In battle between Christie and Oliver, poor school kids are the losers

By Tom Moran/ The Star-Ledger  - www.blog.nj.com/

If you want to blow up a conversation in America, here’s a simple recipe that works every time: Criticize members of the opposite race, add a dash of personal insult, and wait for the explosion.

Gov. Chris Christie nailed it Tuesday at his town hall meeting in Paterson.

There was no malice in what he said. In fact, his core point was undeniably true, and was embraced by the Rev. Reginald Jackson, a hero in the fight against racism in New Jersey.

But none of that mattered. By the end of the day, Assembly Speaker Sheila Oliver, the state’s highest-ranking African-American, was beyond furious. A NAACP leader was demanding an apology. And Sen. Ron Rice (D-Essex) was comparing the governor to Bull Connor, as if Christie had unleashed the dogs on peaceful demonstrators.

"I’m going up to Paterson this weekend, and I’m going to meet with people about this," Rice vowed.

It all started Tuesday at a town hall meeting at a black church. The governor was pointing to a grand irony in the fight over education reform in New Jersey. He is the one trying to fix failing urban schools, he said, and he’s a white guy from the suburbs.

"We have an African-American female speaker of the Assembly, who represents communities like East Orange and Orange where there are failing schools all over," he said. "And she refuses to let people vote on this bill."

He was talking about Oliver, who has single-handedly blocked a voucher bill that would give poor kids in failing districts a chance to enroll in private schools of their choice. It’s been stuck in the Legislature for two years, and Oliver still won’t allow a vote.

Yes, you can argue against this bill on the merits, so it’s not a litmus test. But the same pattern holds on other reforms. Democrats dithered on tenure, then watered down the reform until it became acceptable to the teachers unions.

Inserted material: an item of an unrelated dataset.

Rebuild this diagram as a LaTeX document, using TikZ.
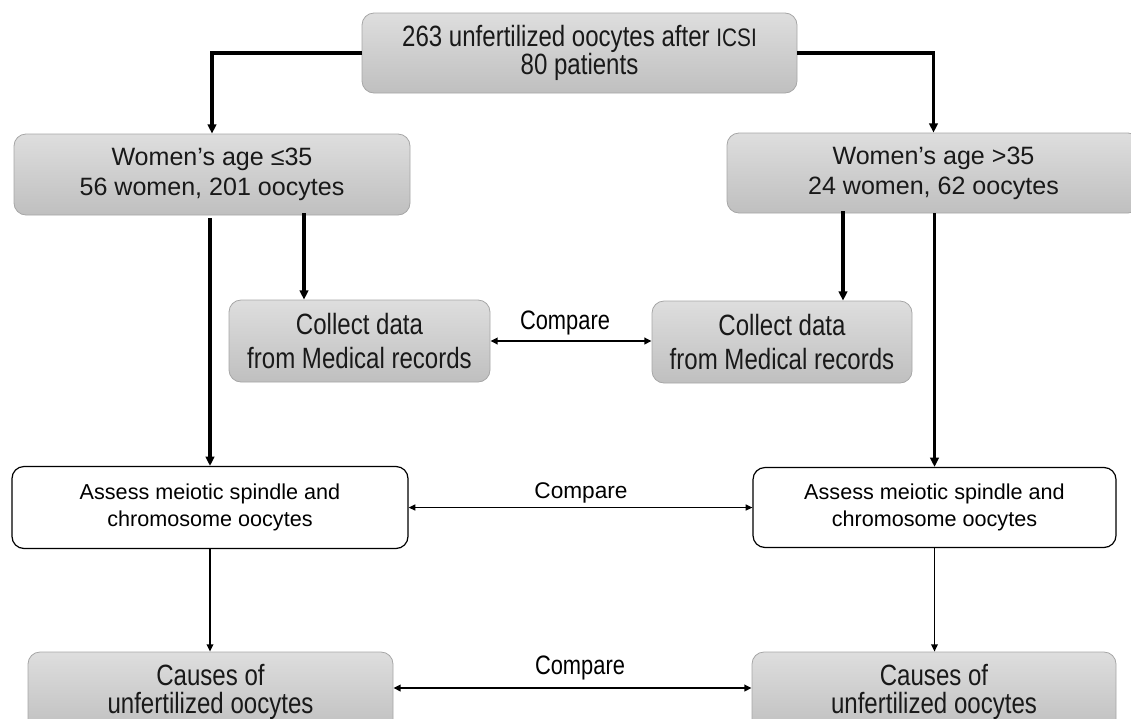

That kind of complacency is hard to stomach when half the kids in some urban districts don’t make it through high school. Where is the fierce urgency?

The governor went on: "Why is it taking a Republican governor from the suburbs to stand up and fight the teachers union and the urban political machine to say, ‘Hey, I want to give you a shot. I want to give your children a shot.’ "

Where did Christie get this argument? He lifted it from Jackson, who has been preaching this message for years.

"The governor was saying that what has held up action on this is African-American legislators, and that’s true," Jackson said. "I don’t think he was in any way being racially derogatory.

"I am basically like Malcolm X when it comes to educating our children: By any means necessary."

As for the politics, let’s face it: This is the only card Christie has when it comes to the urban poor. He has raised taxes on the working poor, raided funds for affordable housing and cut access to health programs. And Paterson schools, run by the state, are still struggling.

Vouchers are often more popular among blacks than whites. In Milwaukee and Cleveland, where vouchers were born, the sponsors were black legislators from poor neighborhoods. And that makes sense: Their kids are the ones who are trapped.

But when you talk about race, it’s easy to blow it. For one, the governor picked on Oliver but gave a pass to white Democrats, who are just as complacent.

Still, this might have worked if he could have claimed that he and Oliver were friends. And that just ain’t so.

Christie once called her a liar, and he didn’t apologize even after he was proven wrong. Then he was caught on tape at a GOP fundraiser in Colorado bragging that he saved Oliver’s speakership after she called him in a panic, begging for help. Oliver called it an outright lie.

"It’s impossible for me to work with this governor," she said then.

So the governor planted the seeds for Oliver’s acidic response to his comments Tuesday in Paterson.

"I have never, nor will I ever, reference the governor’s ethnicity, or make a veiled reference to the color of his skin, yet that’s exactly what Gov. Christie did today when discussing me, as if it was the 19th century," she said in a statement. "Governor — if you have a problem with me, call me by name."

Ouch. Assemblyman Troy Singleton, an African-American supporter of the voucher bill, said Oliver recently signaled that she was open to a pilot program for vouchers. But maybe not now.

"It sets us backward," Singleton said. "There was some movement from the Speaker, and now the governor has interjected race and gender, and that clouds it. It makes it difficult to have an earnest conversation."

If Singleton is right, then Tuesday’s kerfuffle will cause collateral damage among only one group — poor kids in failing school districts, almost all of them black or Latino.

And so it often goes with the toxic discussion of race in America.